Place Autocomplete optimization
This section describes best practices to help you make the most of the
Place Autocomplete service.
Develop an understanding of essential Place Autocomplete
data fields from the start.
Location biasing and location restriction fields are optional but can
have a significant impact on autocomplete performance.
Use error handling to make sure your app degrades gracefully
if the API returns an error.
Make sure your app handles when there is no selection and offers users a way
to continue.
Performance best practices
The following guidelines describe ways to optimize Place Autocomplete performance:
Add country restrictions,
location biasing,
and (for programmatic implementations) language preference to your Place Autocomplete
implementation. Language preference is not needed
with widgets since they pick language preferences from the user's browser or mobile device.
If Place Autocomplete is accompanied by a map, you can bias location by map viewport.

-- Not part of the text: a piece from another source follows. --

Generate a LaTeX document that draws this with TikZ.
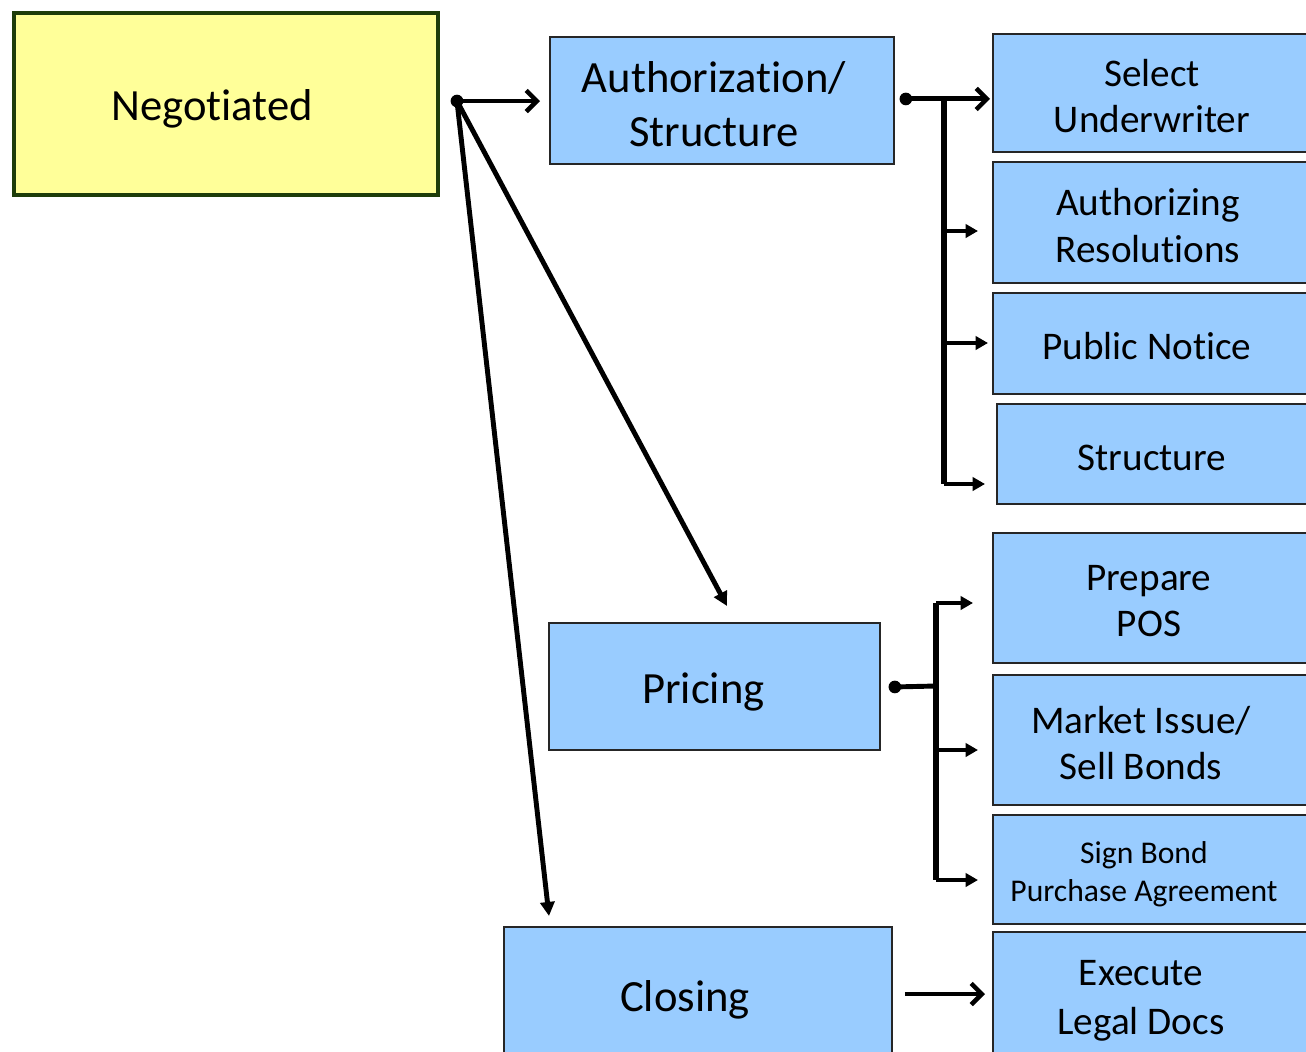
\documentclass[tikz,border=0pt]{standalone}
\usepackage{fontspec}
\setmainfont{Carlito}[Ligatures={NoCommon}]
\usetikzlibrary{arrows.meta,calc}
\definecolor{boxblue}{HTML}{99CCFF}
\definecolor{boxyellow}{HTML}{FFFF99}
\definecolor{darkgreen}{HTML}{1E3D0A}
\begin{document}
\begin{tikzpicture}[x=0.02cm,y=-0.02cm,
  bluebox/.style={draw=black!85, line width=1.1pt, fill=boxblue, anchor=north west, inner sep=0pt},
  txt/.style={inner sep=0pt, align=center, font=\fontsize{22.3}{26.6}\selectfont},
  bigtext/.style={font=\fontsize{25.4}{30.6}\selectfont},
  smalltext/.style={font=\fontsize{18}{21.5}\selectfont},
  conn/.style={line width=2.8pt, draw=black},
  branch/.style={line width=2.2pt, draw=black, -{Triangle[length=7pt,width=7.5pt]}},
  barb/.style={conn, -{Straight Barb[length=6pt,width=12pt,line width=2.6pt]}},
  diag/.style={conn, -{Triangle[length=8pt,width=8pt]}},
  dot/.style={fill=black}]
\useasboundingbox (0,0) rectangle (1306,1052);
\clip (0,0) rectangle (1306,1052);
\fill[white] (0,0) rectangle (1306,1052);

% main boxes
\node[draw=darkgreen, line width=2.3pt, fill=boxyellow, anchor=north west, inner sep=0pt,
  minimum width=8.48cm, minimum height=3.64cm] (neg) at (12,11) {};
\node[txt, bigtext] (negt) at ($(neg.center)+(-14,5)$) {Negotiated};
\node[bluebox, minimum width=6.88cm, minimum height=2.54cm] (auth) at (549,36) {};
\node[txt, bigtext] (autht) at ($(auth.center)+(-8,4)$) {Authorization/\\Structure};
\node[bluebox, minimum width=6.62cm, minimum height=2.54cm] (pricing) at (548,622) {};
\node[txt, bigtext] (pricingt) at ($(pricing.center)+(-11,6)$) {Pricing};
\node[bluebox, minimum width=7.76cm, minimum height=2.84cm] (closing) at (503,926) {};
\node[txt, bigtext] (closingt) at ($(closing.center)+(-13,2)$) {Closing};

% right column
\node[bluebox, minimum width=6.4cm, minimum height=2.36cm] (select) at (992,33) {};
\node[txt] (selectt) at ($(select.center)+(-1,3)$) {Select\\Underwriter};
\node[bluebox, minimum width=6.4cm, minimum height=2.42cm] (authres) at (992,161) {};
\node[txt] (authrest) at ($(authres.center)+(-5,3)$) {Authorizing\\Resolutions};
\node[bluebox, minimum width=6.4cm, minimum height=2.02cm] (public) at (992,292) {};
\node[txt] (publict) at ($(public.center)+(-6,3)$) {Public Notice};
\node[bluebox, minimum width=6.32cm, minimum height=2.0cm] (struct) at (996,403) {};
\node[txt] (structt) at ($(struct.center)+(-3,4)$) {Structure};
\node[bluebox, minimum width=6.4cm, minimum height=2.6cm] (prepare) at (992,532) {};
\node[txt] (preparet) at ($(prepare.center)+(-4,3)$) {Prepare\\POS};
\node[bluebox, minimum width=6.4cm, minimum height=2.6cm] (market) at (992,674) {};
\node[txt] (markett) at ($(market.center)+(-12,3)$) {Market Issue/\\Sell Bonds};
\node[bluebox, minimum width=6.4cm, minimum height=2.18cm] (sign) at (992,814) {};
\node[txt, smalltext] (signt) at ($(sign.center)+(-9,5)$) {Sign Bond\\Purchase Agreement};
\node[bluebox, minimum width=6.4cm, minimum height=2.64cm] (execute) at (992,931) {};
\node[txt, font=\fontsize{22.3}{28}\selectfont] (executet) at ($(execute.center)+(-12,3)$) {Execute\\Legal Docs};

% junction points
\coordinate (dN) at ($(neg.east)+(17,-3)$);
\coordinate (dA) at ($(auth.east)+(11,-1.5)$);
\coordinate (dP) at ($(pricing.east)+(14,0.5)$);
\coordinate (tA1) at (944,98);
\coordinate (tA2) at (944,484);
\coordinate (tP1) at (936,603);
\coordinate (tP2) at (936,880);
\coordinate (tPm) at (936,686);

% from Negotiated
\draw[barb] (dN) -- ($(auth.west |- dN)+(-9,0)$);
\draw[diag] (dN) -- ($(pricing.north west)+(179,-16)$);
\draw[diag] (dN) -- ($(closing.north west)+(46,-10)$);
\fill[dot] (dN) circle[radius=3.6pt];

% Authorization branches
\draw[conn, line width=3.2pt] (tA1) -- (tA2);
\draw[barb] (dA) -- ($(select.west |- dA)+(-2,0)$);
\draw[branch] (944,231) -- ($(authres.west |- 0,231)+(-14,0)$);
\draw[branch] (944,343) -- ($(public.west |- 0,343)+(-4,0)$);
\draw[branch] (tA2) -- ($(struct.west |- tA2)+(-11,0)$);
\fill[dot] (dA) circle[radius=3.6pt];

% Pricing branches
\draw[conn] (dP) -- (tPm);
\draw[conn, line width=3.2pt] (tP1) -- (tP2);
\draw[branch] (tP1) -- ($(prepare.west |- tP1)+(-19,0)$);
\draw[branch] (936,750) -- ($(market.west |- 0,750)+(-14,0)$);
\draw[branch] (tP2) -- ($(sign.west |- tP2)+(-14,0)$);
\fill[dot] (dP) circle[radius=3.6pt];

% Closing
\draw[barb] ($(closing.east |- 0,994)+(12,0)$) -- ($(execute.west |- 0,994)+(-7,0)$);
\end{tikzpicture}
\end{document}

To handle when a user presses Enter without selecting a prediction:
If you expect the user to enter only address information, re-use the original user input
in a call to the Geocoding API.
If you expect the user to enter queries for a specific place by name or address,
use a Find Place request.
If results are only expected in a specific region, use
location biasing.
Cost optimization best practices
To optimize the cost of using the Place Autocomplete
service, use field masks in Place Details and Place Autocomplete widgets to return only the
place data fields you need.
Respect Google's copyrights and attribution. Ensure that
the logo and copyright notice are visible, and display the "powered by
Google" logo if you're using data without a map.